Thrifting has taught me that label size is just one clue when it comes to finding clothes that fit.

The pink top in Marina Rinaldi. Marina Rinaldi is an Italian label. According to Wikipedia she is a plus size designer. Thrifting has taught me that label size is just one clue when it comes to finding clothes that fit. I think this top fits me just fine. Re-sale for a top like this is not a sure thing, and if I was a very strict thrifter I would have left this one in the store. But right now I am having a weakness for pink. If I had not been thrifting at a charity shop I might not have taken it, but for under $3, and given my current pink phase, I decided to take that one too.
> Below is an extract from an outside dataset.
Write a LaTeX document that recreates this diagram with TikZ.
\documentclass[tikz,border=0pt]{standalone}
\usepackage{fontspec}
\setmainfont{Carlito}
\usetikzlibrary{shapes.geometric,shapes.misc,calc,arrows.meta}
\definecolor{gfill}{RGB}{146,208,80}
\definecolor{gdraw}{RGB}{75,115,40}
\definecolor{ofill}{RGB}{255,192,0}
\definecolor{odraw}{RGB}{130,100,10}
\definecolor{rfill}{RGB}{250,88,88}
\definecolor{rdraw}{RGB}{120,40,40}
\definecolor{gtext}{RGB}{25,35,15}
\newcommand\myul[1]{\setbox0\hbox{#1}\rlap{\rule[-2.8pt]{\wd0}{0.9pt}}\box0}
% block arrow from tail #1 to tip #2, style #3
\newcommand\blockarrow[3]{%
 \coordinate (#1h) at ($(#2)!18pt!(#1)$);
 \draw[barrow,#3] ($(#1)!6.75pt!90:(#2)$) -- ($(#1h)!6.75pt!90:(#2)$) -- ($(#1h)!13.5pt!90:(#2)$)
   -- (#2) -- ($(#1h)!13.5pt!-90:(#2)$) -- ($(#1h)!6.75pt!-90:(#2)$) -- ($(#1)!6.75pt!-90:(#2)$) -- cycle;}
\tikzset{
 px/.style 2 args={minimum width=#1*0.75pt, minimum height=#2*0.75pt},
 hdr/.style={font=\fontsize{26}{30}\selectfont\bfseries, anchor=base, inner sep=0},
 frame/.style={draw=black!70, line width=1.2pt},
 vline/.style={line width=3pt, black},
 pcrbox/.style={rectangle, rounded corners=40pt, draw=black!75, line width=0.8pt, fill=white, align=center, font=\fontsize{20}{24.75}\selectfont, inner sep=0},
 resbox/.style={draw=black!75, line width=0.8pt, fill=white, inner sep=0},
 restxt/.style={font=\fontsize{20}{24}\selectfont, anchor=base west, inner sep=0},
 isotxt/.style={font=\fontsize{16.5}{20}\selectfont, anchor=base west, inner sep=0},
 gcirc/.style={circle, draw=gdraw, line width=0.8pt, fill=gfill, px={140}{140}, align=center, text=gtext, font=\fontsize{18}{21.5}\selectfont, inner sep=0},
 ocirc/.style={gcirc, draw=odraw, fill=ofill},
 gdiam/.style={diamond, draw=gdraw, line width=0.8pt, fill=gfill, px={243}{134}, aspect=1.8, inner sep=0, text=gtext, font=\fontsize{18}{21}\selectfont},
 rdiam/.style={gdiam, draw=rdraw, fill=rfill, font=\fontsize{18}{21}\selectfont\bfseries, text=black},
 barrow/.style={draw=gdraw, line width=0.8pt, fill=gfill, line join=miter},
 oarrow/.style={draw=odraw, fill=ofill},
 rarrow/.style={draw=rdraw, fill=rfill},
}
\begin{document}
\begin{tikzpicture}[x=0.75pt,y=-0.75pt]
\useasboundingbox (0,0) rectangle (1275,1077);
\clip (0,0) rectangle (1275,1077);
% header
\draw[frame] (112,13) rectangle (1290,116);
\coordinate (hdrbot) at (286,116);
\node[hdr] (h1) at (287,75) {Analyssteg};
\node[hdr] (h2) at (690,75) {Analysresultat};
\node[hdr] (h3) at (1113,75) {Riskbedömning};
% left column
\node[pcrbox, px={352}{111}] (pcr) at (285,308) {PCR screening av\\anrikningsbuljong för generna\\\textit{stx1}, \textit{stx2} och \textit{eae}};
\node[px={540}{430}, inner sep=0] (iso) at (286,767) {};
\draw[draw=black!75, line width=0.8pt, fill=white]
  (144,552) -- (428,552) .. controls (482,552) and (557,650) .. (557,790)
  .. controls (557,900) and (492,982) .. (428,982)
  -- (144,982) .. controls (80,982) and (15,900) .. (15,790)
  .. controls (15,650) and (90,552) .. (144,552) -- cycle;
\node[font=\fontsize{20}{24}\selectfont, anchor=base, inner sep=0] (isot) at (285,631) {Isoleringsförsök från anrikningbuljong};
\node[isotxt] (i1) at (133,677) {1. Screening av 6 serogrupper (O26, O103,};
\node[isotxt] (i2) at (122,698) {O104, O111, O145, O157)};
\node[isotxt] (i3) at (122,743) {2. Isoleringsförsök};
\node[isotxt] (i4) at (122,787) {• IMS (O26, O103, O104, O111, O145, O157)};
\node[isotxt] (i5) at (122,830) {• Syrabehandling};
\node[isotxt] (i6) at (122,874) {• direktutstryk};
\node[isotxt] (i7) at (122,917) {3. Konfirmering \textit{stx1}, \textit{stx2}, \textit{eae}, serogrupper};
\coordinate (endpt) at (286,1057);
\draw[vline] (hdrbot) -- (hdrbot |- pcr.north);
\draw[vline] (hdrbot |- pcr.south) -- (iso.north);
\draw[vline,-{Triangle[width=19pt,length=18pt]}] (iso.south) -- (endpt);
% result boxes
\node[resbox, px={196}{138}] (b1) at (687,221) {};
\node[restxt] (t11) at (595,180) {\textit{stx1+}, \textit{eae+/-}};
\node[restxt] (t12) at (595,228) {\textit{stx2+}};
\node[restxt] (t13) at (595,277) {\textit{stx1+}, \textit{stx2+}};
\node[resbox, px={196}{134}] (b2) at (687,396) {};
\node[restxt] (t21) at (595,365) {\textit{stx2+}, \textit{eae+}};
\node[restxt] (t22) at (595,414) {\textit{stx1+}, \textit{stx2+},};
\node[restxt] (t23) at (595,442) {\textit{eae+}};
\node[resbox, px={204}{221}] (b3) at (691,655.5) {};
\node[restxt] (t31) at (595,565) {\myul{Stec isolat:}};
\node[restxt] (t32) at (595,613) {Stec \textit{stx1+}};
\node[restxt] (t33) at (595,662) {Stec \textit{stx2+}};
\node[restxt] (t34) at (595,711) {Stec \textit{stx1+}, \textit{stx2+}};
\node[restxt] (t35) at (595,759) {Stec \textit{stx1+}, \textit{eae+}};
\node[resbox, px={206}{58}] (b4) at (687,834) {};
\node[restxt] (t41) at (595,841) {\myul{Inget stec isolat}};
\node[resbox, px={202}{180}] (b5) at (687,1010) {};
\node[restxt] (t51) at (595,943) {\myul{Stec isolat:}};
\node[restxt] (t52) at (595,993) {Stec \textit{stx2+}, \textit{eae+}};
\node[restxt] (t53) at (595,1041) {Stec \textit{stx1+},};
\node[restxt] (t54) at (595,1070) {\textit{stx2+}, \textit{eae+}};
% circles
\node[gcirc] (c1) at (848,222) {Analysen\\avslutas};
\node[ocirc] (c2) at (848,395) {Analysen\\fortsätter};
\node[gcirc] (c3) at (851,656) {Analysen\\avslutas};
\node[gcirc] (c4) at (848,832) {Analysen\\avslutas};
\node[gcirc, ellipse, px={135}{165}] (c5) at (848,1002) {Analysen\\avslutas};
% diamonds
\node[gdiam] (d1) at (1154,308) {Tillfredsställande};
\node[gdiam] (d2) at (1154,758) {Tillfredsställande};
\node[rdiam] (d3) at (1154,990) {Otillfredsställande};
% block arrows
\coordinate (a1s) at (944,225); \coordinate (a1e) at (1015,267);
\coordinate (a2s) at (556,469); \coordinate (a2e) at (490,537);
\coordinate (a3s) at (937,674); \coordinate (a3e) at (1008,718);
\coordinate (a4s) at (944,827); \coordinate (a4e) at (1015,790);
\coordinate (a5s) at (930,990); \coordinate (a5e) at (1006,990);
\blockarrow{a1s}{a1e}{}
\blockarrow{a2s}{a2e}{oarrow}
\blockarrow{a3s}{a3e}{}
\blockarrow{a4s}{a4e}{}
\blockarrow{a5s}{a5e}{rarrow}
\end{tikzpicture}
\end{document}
Now the real decision-making must come in. Which to keep and which to sell? What would you do?




  1. Deborah

    #1 and #2 are keepers. #1 is such a gorgeous top. It’s the kind of garment that transcends trend. #3 is a cute casual top…is probably keep that too. I enjoyed reading your reasoning on resale value. I sell clothing online too and designer pieces in good condition go like crazy.

  2. ladywone

    Wow, what great finds. I would keep the Rina Zin top, Anne Fontaine top and sell the other. but all are are beautiful. Congratulations on the site.

  3. Jaime

    Deborah thanks! I have not tried very hard to sell on-line because of the shipping problem but it is good to know it works out well for you.Hmm, I should probably try harder.
    Ladywone, thank you! And thanks for the advice. Given how much great stuff I am lucky enough to find I have to be brutal, but these two are especially nice.

  4. Serene

    Oh my gosh! You are my thrifting soulmate!! I know EXACTLY what you mean about the flow! i find that I NEED to thrift every few days (first of all because I sell and that’s how i get my inventory), but also because it clears my head. I’m in my zone when I’m thrifting….and as crazy at it sounds, I almost feel that I’m at my best.
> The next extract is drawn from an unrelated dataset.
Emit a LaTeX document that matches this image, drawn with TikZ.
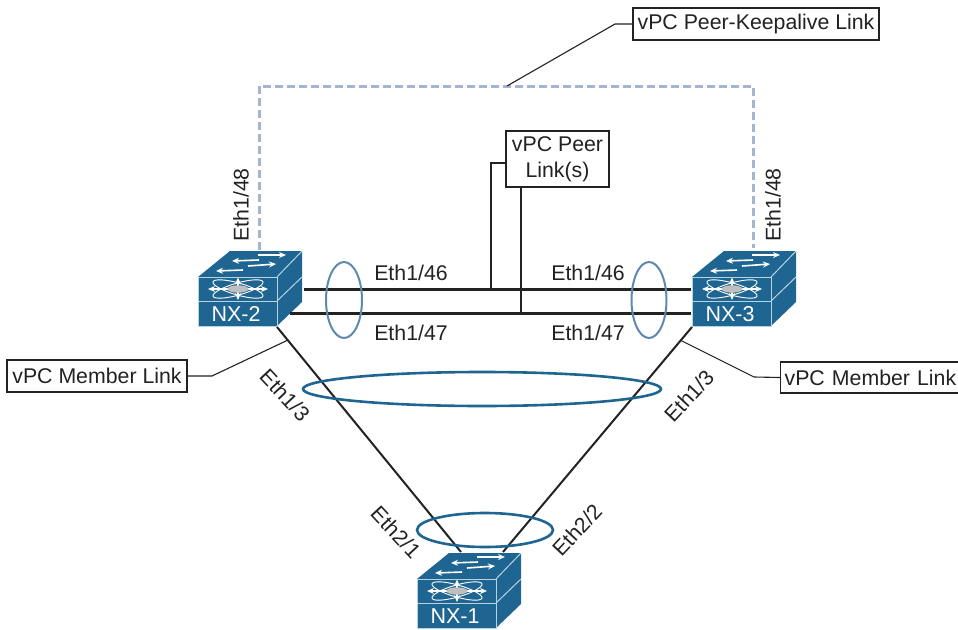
\documentclass[tikz,border=0pt]{standalone}
\usepackage{fontspec}
\setmainfont{Liberation Sans}
\usetikzlibrary{shapes.geometric,arrows.meta}
\definecolor{swblue}{HTML}{1F6592}
\definecolor{swedge}{HTML}{B5D3E2}
\definecolor{ringdark}{HTML}{1F6592}
\definecolor{ringlight}{HTML}{5F88B0}
\definecolor{keep}{HTML}{A3B5D0}
\definecolor{ink}{HTML}{222222}
\tikzset{
  x=1pt,y=-1pt,
  lbl/.style={text=ink,font=\fontsize{21.3}{24}\selectfont,inner sep=0pt},
  callout/.style={draw=ink,line width=1.2pt,fill=white,text=ink,font=\fontsize{21.3}{26}\selectfont,inner sep=0pt,align=center},
  thin line/.style={draw=ink,line width=1.1pt},
  uplink/.style={draw=ink,line width=2pt},
  trunk/.style={draw=ink,line width=3pt},
  ring/.style={ellipse,draw,inner sep=0pt,fill=none},
  swarrow/.style={white,line width=1.6pt,-{Stealth[length=7pt,width=6pt]}},
  pics/switch/.style={code={
    \path[fill=swblue] (0,0)--(32,-26)--(104,-26)--(104,25)--(79,49)--(0,49)--cycle;
    \draw[swedge,line width=1pt] (0,0)--(79,0)--(79,49)--(0,49)--cycle;
    \draw[swedge,line width=1pt] (0,24)--(79,24);
    \draw[swedge,line width=1pt] (79,0)--(104,-26);
    \draw[swedge,line width=1pt] (79,24)--(104,0);
    \draw[swarrow] (60,-22)--(88,-22);
    \draw[swarrow] (61,-17)--(34,-16);
    \draw[swarrow] (50,-11)--(78,-13);
    \draw[swarrow] (45,-7)--(18,-6);
    \draw[white,line width=.9pt,rotate around={16:(40,12)}] (40,12) ellipse [x radius=26,y radius=6];
    \draw[white,line width=.9pt,rotate around={-16:(40,12)}] (40,12) ellipse [x radius=26,y radius=6];
    \draw[swarrow,line width=1.4pt] (40,12)--(10,12);
    \draw[swarrow,line width=1.4pt] (40,12)--(70,12);
    \draw[swarrow,line width=2.4pt] (40,12)--(40,0.5);
    \draw[swarrow,line width=2.4pt] (40,12)--(40,23);
    \fill[black!25] (40,12) ellipse [x radius=10.5,y radius=3.7];
    \node[white,font=\fontsize{21.5}{24}\selectfont,inner sep=0pt] (-name) at (38,37) {#1};
    \coordinate (-o) at (0,0);
  }}
}
\begin{document}
\begin{tikzpicture}
\useasboundingbox (0,0) rectangle (958,629);
% switches
\pic (nxb) at (198,277) {switch={NX-2}};
\pic (nxc) at (692,277) {switch={NX-3}};
\pic (nxa) at (417,579) {switch={NX-1}};
% anchor points
\coordinate (kl) at (259,250);
\coordinate (ku) at (259,86);
\coordinate (kv) at (753,86);
\coordinate (kr) at (753,248);
\coordinate (kmid) at (507,86);
\coordinate (t1a) at (304,289);
\coordinate (t1b) at (691,289);
\coordinate (t2a) at (290,313);
\coordinate (t2b) at (691,313);
\coordinate (ua) at (277,327);
\coordinate (ub) at (461,552);
\coordinate (uc) at (692,327);
\coordinate (ud) at (503,552);
\coordinate (ml) at (288,340);
\coordinate (mr) at (680,340);
\coordinate (pj1) at (491,289);
\coordinate (pj2) at (521,313);
% callouts
\node[callout,minimum width=246pt,minimum height=32pt] (keepbox) at (756,24) {vPC Peer-Keepalive Link};
\node[callout,minimum width=103pt,minimum height=56pt] (peerbox) at (557.5,159) {vPC Peer\\Link(s)};
\node[callout,minimum width=180pt,minimum height=32pt] (memL) at (97,376) {vPC Member Link};
\node[callout,minimum width=190pt,minimum height=31pt,anchor=west,text width=190pt,align=left] (memR) at (780,377.5) {\hspace{4pt}vPC Member Link};
% keepalive
\draw[keep,line width=3pt,dash pattern=on 8pt off 4pt] (kl)--(ku)--(kv)--(kr);
% links
\draw[trunk] (t1a)--(t1b);
\draw[trunk] (t2a)--(t2b);
\draw[uplink] (ua)--(ub);
\draw[uplink] (uc)--(ud);
% call-out leaders
\draw[thin line] (kmid)--(615,24)--(keepbox.west);
\draw[thin line] ([yshift=-4pt]peerbox.west)--(491,163)--(pj1);
\draw[thin line] (521,187)--(pj2);
\draw[thin line] (memL.east)--(212,376)--(ml);
\draw[thin line] (memR.west)--(754,377)--(mr);
% rings
\node[ring,draw=ringlight,line width=2pt,minimum width=36pt,minimum height=76pt] (r1) at (344,300) {};
\node[ring,draw=ringlight,line width=2pt,minimum width=35pt,minimum height=76pt] (r2) at (649,300) {};
\node[ring,draw=ringdark,line width=2.6pt,minimum width=358pt,minimum height=34pt] (r3) at (482,389) {};
\node[ring,draw=ringdark,line width=2.6pt,minimum width=136pt,minimum height=34pt] (r4) at (485,530) {};
% labels
\node[lbl,rotate=90] (l1) at (241,205) {Eth1/48};
\node[lbl,rotate=90] (l2) at (773,205) {Eth1/48};
\node[lbl] (l3) at (411,273) {Eth1/46};
\node[lbl] (l4) at (588,273) {Eth1/46};
\node[lbl] (l5) at (411,333) {Eth1/47};
\node[lbl] (l6) at (588,333) {Eth1/47};
\node[lbl,rotate=-47] (l7) at (285,395) {Eth1/3};
\node[lbl,rotate=47] (l8) at (689,396) {Eth1/3};
\node[lbl,rotate=-47] (l9) at (396,532) {Eth2/1};
\node[lbl,rotate=47] (l10) at (577,530) {Eth2/2};
\end{tikzpicture}
\end{document}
    Regarding the keep…usually when I’m thrifting, I only buy things for myself that I know I can sell should I tire of it. That really keeps me from “potential shopping” which I used to tend to do. i’d see potential in everything and ended up with a closet full of so-so, not FABULOUS. Of all three, I really like #1 and #3 on you best. Which kind of surprises me because I love Anne Fontaine blouses and that’s one of the few brands that I’ve never found while thrifting. I just love the way the first and third hang on you. But the great thing is that the Anne Fontaine would sell on eBay in a heartbeat whenever you tire of it.
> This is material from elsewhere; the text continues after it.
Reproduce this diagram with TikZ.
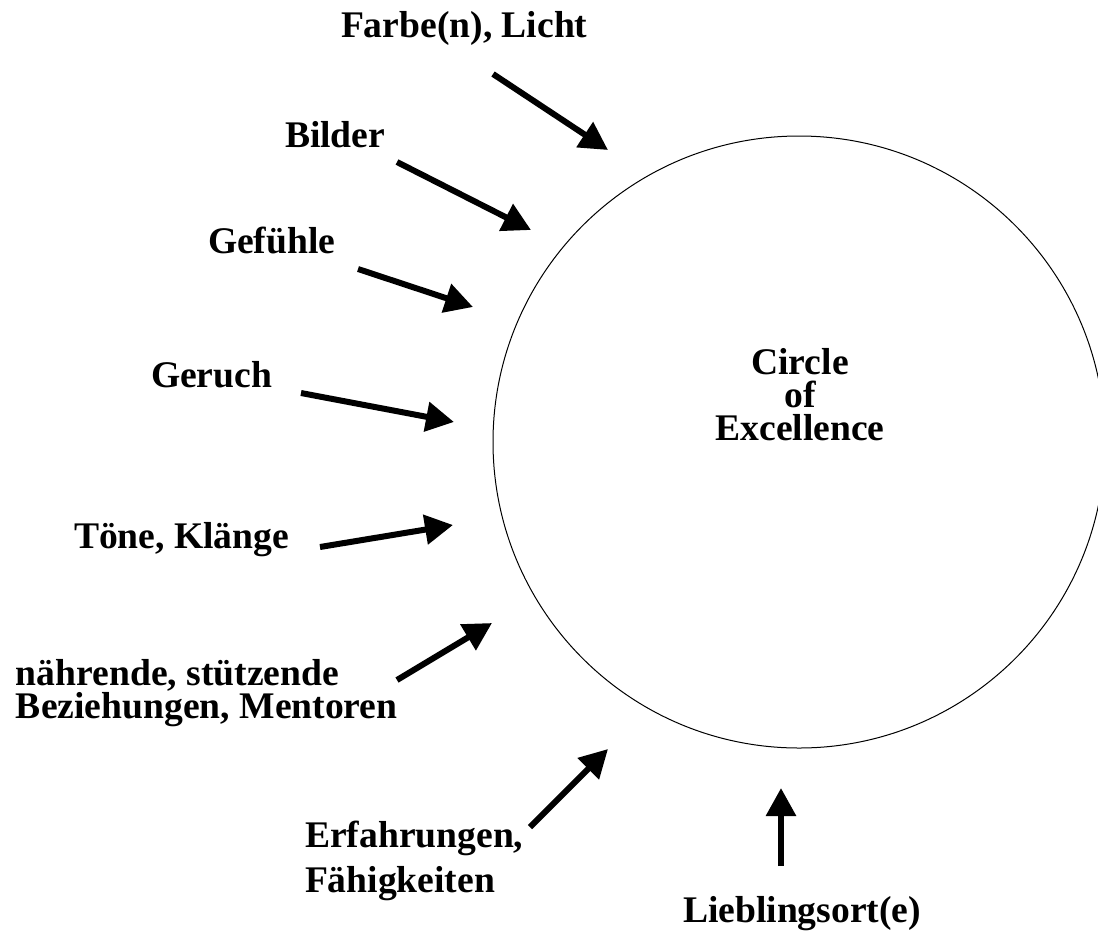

    Makes me wish you lived closer and we could do a thrifting excursion!! 🙂

    1. Jaime

      You made my day Serene! I also try to stick to things I am 100% sure I will use or I can re-sell. We have lots to talk about. Thank you for stopping by!

  5. LYNDA

    Hello Dearhearts! ~ I stumbled upon this post whilst happily drifting The Land of Gog (google) on the wings of a Rina Zin search.
    The answer to the question posed seems to me clear as a bell . . the heavenly Rina Zin blouse belongs with/on You!
    Of This blouse on lovely You, I find the Color perfection | figure-enhancing Fit | Workmanship appears flawless | the light, slightly sheer cotton/silk? woven Fabrication carries the design beautifully which – in my humble view – toes the line of ‘busy’.
    Overall, I see a feminizing, pretty & above all, well-fitting garment . . a bit delicate in nature; well-chosen for lunch or a day of horror-of-horrors, Retail shopping!
    This was fun ~ Thanks much for letting me chime in today!
    ~ Xo ~ Kansas

    1. Jaime

      It is my pleasure Lynda. Your comment is poetry – and I agree with you completely about the blouse toeing the line of busy. But I am curious – why were you searching for Rina Zin and what did you find (apart from me, for which I am delighted)?